▸ **Directions**:
With the pictures omitted, write out the entries that follow exactly as they stand.

______________________________

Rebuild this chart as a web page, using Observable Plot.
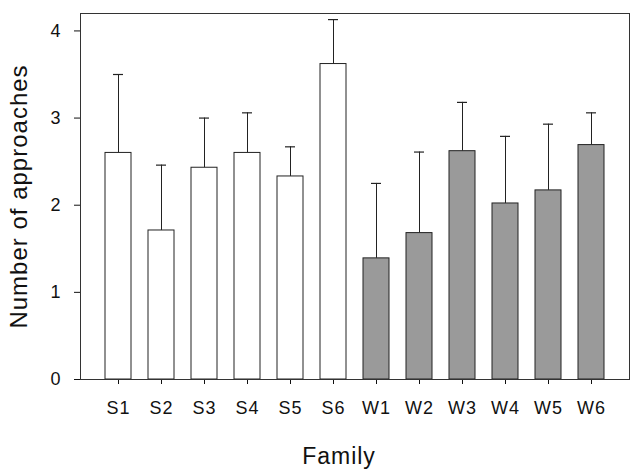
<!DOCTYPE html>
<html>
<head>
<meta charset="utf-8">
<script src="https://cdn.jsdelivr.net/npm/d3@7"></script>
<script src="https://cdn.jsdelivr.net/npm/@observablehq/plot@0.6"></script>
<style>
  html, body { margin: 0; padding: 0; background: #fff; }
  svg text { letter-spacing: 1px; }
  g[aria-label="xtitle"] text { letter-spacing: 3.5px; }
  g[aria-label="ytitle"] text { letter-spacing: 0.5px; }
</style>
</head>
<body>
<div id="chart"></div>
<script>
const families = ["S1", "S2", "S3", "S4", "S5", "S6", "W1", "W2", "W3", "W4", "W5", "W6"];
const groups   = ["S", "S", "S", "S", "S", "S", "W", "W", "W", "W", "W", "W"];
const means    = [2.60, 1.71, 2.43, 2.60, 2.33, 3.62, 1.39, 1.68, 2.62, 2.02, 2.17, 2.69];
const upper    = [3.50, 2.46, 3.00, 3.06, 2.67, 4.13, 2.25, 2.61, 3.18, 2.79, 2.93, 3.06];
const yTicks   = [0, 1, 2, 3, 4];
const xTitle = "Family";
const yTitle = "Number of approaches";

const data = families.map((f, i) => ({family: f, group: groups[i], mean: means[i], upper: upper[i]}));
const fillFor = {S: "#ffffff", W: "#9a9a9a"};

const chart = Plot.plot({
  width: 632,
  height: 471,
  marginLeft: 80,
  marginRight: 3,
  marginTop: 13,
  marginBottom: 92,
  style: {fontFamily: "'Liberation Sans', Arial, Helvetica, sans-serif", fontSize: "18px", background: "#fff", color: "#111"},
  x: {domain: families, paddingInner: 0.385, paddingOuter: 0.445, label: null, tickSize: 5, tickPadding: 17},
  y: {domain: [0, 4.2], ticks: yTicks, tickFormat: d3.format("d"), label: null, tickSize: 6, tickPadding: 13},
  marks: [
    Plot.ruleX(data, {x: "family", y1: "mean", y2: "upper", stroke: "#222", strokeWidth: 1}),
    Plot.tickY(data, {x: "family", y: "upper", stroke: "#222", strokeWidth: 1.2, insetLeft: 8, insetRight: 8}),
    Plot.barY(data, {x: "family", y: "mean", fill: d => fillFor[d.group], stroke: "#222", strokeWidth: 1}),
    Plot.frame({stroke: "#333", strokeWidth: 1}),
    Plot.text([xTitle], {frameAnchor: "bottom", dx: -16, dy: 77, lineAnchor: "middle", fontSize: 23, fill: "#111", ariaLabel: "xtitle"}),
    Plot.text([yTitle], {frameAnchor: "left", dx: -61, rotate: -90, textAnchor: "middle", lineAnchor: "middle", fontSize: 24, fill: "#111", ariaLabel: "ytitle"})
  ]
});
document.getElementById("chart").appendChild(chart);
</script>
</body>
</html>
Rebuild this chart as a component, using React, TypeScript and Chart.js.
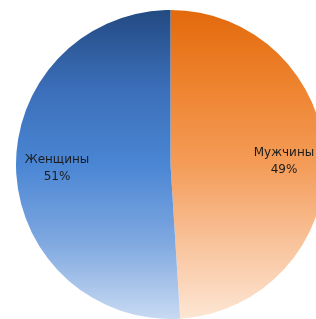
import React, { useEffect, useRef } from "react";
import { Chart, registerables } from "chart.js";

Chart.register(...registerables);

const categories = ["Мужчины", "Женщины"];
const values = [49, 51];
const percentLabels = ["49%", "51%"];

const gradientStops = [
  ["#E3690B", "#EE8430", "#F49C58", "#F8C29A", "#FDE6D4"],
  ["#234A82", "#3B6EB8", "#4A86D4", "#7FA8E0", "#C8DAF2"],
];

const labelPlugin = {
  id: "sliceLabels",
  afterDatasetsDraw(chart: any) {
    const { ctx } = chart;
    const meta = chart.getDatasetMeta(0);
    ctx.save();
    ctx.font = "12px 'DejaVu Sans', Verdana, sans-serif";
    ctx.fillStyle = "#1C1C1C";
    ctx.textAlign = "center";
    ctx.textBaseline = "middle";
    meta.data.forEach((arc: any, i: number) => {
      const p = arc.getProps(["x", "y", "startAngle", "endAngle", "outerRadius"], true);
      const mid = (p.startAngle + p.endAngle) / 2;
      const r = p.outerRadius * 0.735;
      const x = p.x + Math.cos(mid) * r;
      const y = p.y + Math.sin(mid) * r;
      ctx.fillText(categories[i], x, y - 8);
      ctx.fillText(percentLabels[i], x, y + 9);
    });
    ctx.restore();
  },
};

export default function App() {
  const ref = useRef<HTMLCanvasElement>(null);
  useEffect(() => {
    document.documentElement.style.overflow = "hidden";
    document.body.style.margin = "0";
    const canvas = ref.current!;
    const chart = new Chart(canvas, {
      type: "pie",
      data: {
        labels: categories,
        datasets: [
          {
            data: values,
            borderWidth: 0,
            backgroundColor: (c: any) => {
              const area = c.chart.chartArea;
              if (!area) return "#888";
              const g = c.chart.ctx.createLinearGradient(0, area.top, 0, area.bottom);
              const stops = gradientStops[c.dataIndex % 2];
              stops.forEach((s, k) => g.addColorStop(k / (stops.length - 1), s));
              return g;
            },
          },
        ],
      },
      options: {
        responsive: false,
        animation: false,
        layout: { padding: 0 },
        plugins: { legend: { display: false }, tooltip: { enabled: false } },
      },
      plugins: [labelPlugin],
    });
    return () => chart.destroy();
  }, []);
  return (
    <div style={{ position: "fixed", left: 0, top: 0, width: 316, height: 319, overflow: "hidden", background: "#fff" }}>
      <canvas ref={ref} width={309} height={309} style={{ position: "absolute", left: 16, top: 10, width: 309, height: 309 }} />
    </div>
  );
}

______________________________

▸ **Worked solution**:
Rebuild this chart as a web page, using Observable Plot.
<!DOCTYPE html>
<html>
<head>
<meta charset="utf-8">
<script src="https://cdn.jsdelivr.net/npm/d3@7"></script>
<script src="https://cdn.jsdelivr.net/npm/@observablehq/plot@0.6"></script>
<style>
  html, body { margin: 0; padding: 0; background: #fff; }
  svg text { letter-spacing: 1px; }
  g[aria-label="xtitle"] text { letter-spacing: 3.5px; }
  g[aria-label="ytitle"] text { letter-spacing: 0.5px; }
</style>
</head>
<body>
<div id="chart"></div>
<script>
const families = ["S1", "S2", "S3", "S4", "S5", "S6", "W1", "W2", "W3", "W4", "W5", "W6"];
const groups   = ["S", "S", "S", "S", "S", "S", "W", "W", "W", "W", "W", "W"];
const means    = [2.60, 1.71, 2.43, 2.60, 2.33, 3.62, 1.39, 1.68, 2.62, 2.02, 2.17, 2.69];
const upper    = [3.50, 2.46, 3.00, 3.06, 2.67, 4.13, 2.25, 2.61, 3.18, 2.79, 2.93, 3.06];
const yTicks   = [0, 1, 2, 3, 4];
const xTitle = "Family";
const yTitle = "Number of approaches";

const data = families.map((f, i) => ({family: f, group: groups[i], mean: means[i], upper: upper[i]}));
const fillFor = {S: "#ffffff", W: "#9a9a9a"};

const chart = Plot.plot({
  width: 632,
  height: 471,
  marginLeft: 80,
  marginRight: 3,
  marginTop: 13,
  marginBottom: 92,
  style: {fontFamily: "'Liberation Sans', Arial, Helvetica, sans-serif", fontSize: "18px", background: "#fff", color: "#111"},
  x: {domain: families, paddingInner: 0.385, paddingOuter: 0.445, label: null, tickSize: 5, tickPadding: 17},
  y: {domain: [0, 4.2], ticks: yTicks, tickFormat: d3.format("d"), label: null, tickSize: 6, tickPadding: 13},
  marks: [
    Plot.ruleX(data, {x: "family", y1: "mean", y2: "upper", stroke: "#222", strokeWidth: 1}),
    Plot.tickY(data, {x: "family", y: "upper", stroke: "#222", strokeWidth: 1.2, insetLeft: 8, insetRight: 8}),
    Plot.barY(data, {x: "family", y: "mean", fill: d => fillFor[d.group], stroke: "#222", strokeWidth: 1}),
    Plot.frame({stroke: "#333", strokeWidth: 1}),
    Plot.text([xTitle], {frameAnchor: "bottom", dx: -16, dy: 77, lineAnchor: "middle", fontSize: 23, fill: "#111", ariaLabel: "xtitle"}),
    Plot.text([yTitle], {frameAnchor: "left", dx: -61, rotate: -90, textAnchor: "middle", lineAnchor: "middle", fontSize: 24, fill: "#111", ariaLabel: "ytitle"})
  ]
});
document.getElementById("chart").appendChild(chart);
</script>
</body>
</html>
Rebuild this chart as a component, using React, TypeScript and Chart.js.
import React, { useEffect, useRef } from "react";
import { Chart, registerables } from "chart.js";

Chart.register(...registerables);

const categories = ["Мужчины", "Женщины"];
const values = [49, 51];
const percentLabels = ["49%", "51%"];

const gradientStops = [
  ["#E3690B", "#EE8430", "#F49C58", "#F8C29A", "#FDE6D4"],
  ["#234A82", "#3B6EB8", "#4A86D4", "#7FA8E0", "#C8DAF2"],
];

const labelPlugin = {
  id: "sliceLabels",
  afterDatasetsDraw(chart: any) {
    const { ctx } = chart;
    const meta = chart.getDatasetMeta(0);
    ctx.save();
    ctx.font = "12px 'DejaVu Sans', Verdana, sans-serif";
    ctx.fillStyle = "#1C1C1C";
    ctx.textAlign = "center";
    ctx.textBaseline = "middle";
    meta.data.forEach((arc: any, i: number) => {
      const p = arc.getProps(["x", "y", "startAngle", "endAngle", "outerRadius"], true);
      const mid = (p.startAngle + p.endAngle) / 2;
      const r = p.outerRadius * 0.735;
      const x = p.x + Math.cos(mid) * r;
      const y = p.y + Math.sin(mid) * r;
      ctx.fillText(categories[i], x, y - 8);
      ctx.fillText(percentLabels[i], x, y + 9);
    });
    ctx.restore();
  },
};

export default function App() {
  const ref = useRef<HTMLCanvasElement>(null);
  useEffect(() => {
    document.documentElement.style.overflow = "hidden";
    document.body.style.margin = "0";
    const canvas = ref.current!;
    const chart = new Chart(canvas, {
      type: "pie",
      data: {
        labels: categories,
        datasets: [
          {
            data: values,
            borderWidth: 0,
            backgroundColor: (c: any) => {
              const area = c.chart.chartArea;
              if (!area) return "#888";
              const g = c.chart.ctx.createLinearGradient(0, area.top, 0, area.bottom);
              const stops = gradientStops[c.dataIndex % 2];
              stops.forEach((s, k) => g.addColorStop(k / (stops.length - 1), s));
              return g;
            },
          },
        ],
      },
      options: {
        responsive: false,
        animation: false,
        layout: { padding: 0 },
        plugins: { legend: { display: false }, tooltip: { enabled: false } },
      },
      plugins: [labelPlugin],
    });
    return () => chart.destroy();
  }, []);
  return (
    <div style={{ position: "fixed", left: 0, top: 0, width: 316, height: 319, overflow: "hidden", background: "#fff" }}>
      <canvas ref={ref} width={309} height={309} style={{ position: "absolute", left: 16, top: 10, width: 309, height: 309 }} />
    </div>
  );
}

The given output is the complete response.